Le 15 avril 2025, la Cour de cassation marocaine a fait ce que beaucoup n’osaient même plus espérer : elle a rendu justice à ceux qu’on condamnait au silence avant même leur premier cri. Pour la première fois, un enfant né d’un viol se voit reconnu le droit d’obtenir réparation de son géniteur, même en l’absence de lien légal de filiation. Une révolution discrète, mais qui fissure l’immobilisme d’un système longtemps aveugle aux drames humains derrière les procédures.
Car jusqu’ici, la règle était implacable : sans filiation légale, pas de droits, pas d’indemnité, pas même de reconnaissance. Un enfant né du crime était condamné à naître sans protection. En refusant de cautionner cet abandon juridique, la Cour pose un acte fort : celui de rappeler que la justice civile ne peut être complice de l’injustice sociale.
L’enfant n’est pas le crime
Dans un Maroc encore fracturé par les tabous sur la naissance hors mariage, l’arrêt de la Cour de cassation sonne comme un rappel éthique : l’enfant n’est pas le crime. Il est une victime. Et à ce titre, il mérite protection, soutien et réparation, indépendamment du statut civil de ses parents.
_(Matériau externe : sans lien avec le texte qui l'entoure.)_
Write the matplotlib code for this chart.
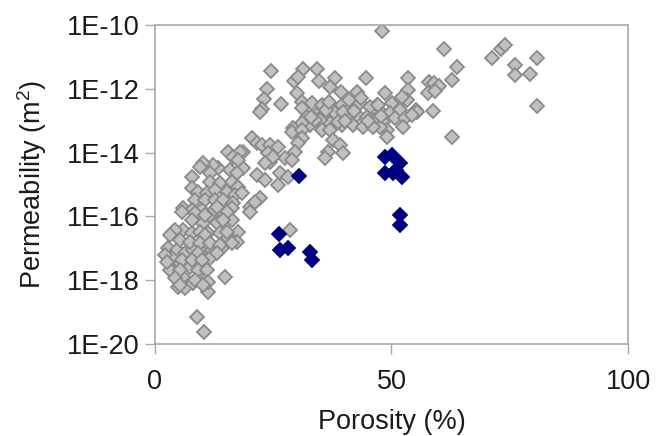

En requalifiant l’affaire sous l’angle de la responsabilité délictuelle, la Cour refuse que le droit soit l’otage d’une conception dépassée de la famille. Elle affirme que la réparation d’un préjudice ne doit pas être entravée par des considérations morales ou religieuses, mais guidée par l’impératif de dignité humaine. C’est un souffle d’espoir pour des milliers d’enfants aujourd’hui invisibles dans l’ordre juridique.
Et après : vers un changement de paradigme ?
Ce précédent judiciaire ne se contente pas de corriger une injustice individuelle. Il interroge tout un pan de notre droit qui persiste à faire de la naissance hors mariage un stigmate. À l’heure où la société marocaine revendique plus de protection pour les plus vulnérables, la jurisprudence ouvre une brèche salutaire : celle d’un droit civil au service des êtres humains, et non d’une orthodoxie dépassée.
Il ne s’agit pas seulement d’une victoire judiciaire. C’est un appel, silencieux mais puissant, à repenser la place des enfants nés en dehors des cadres légaux. À exiger que la dignité humaine prime sur les archaïsmes. À reconnaître que la justice, pour être juste, doit parfois avoir le courage de désobéir aux évidences.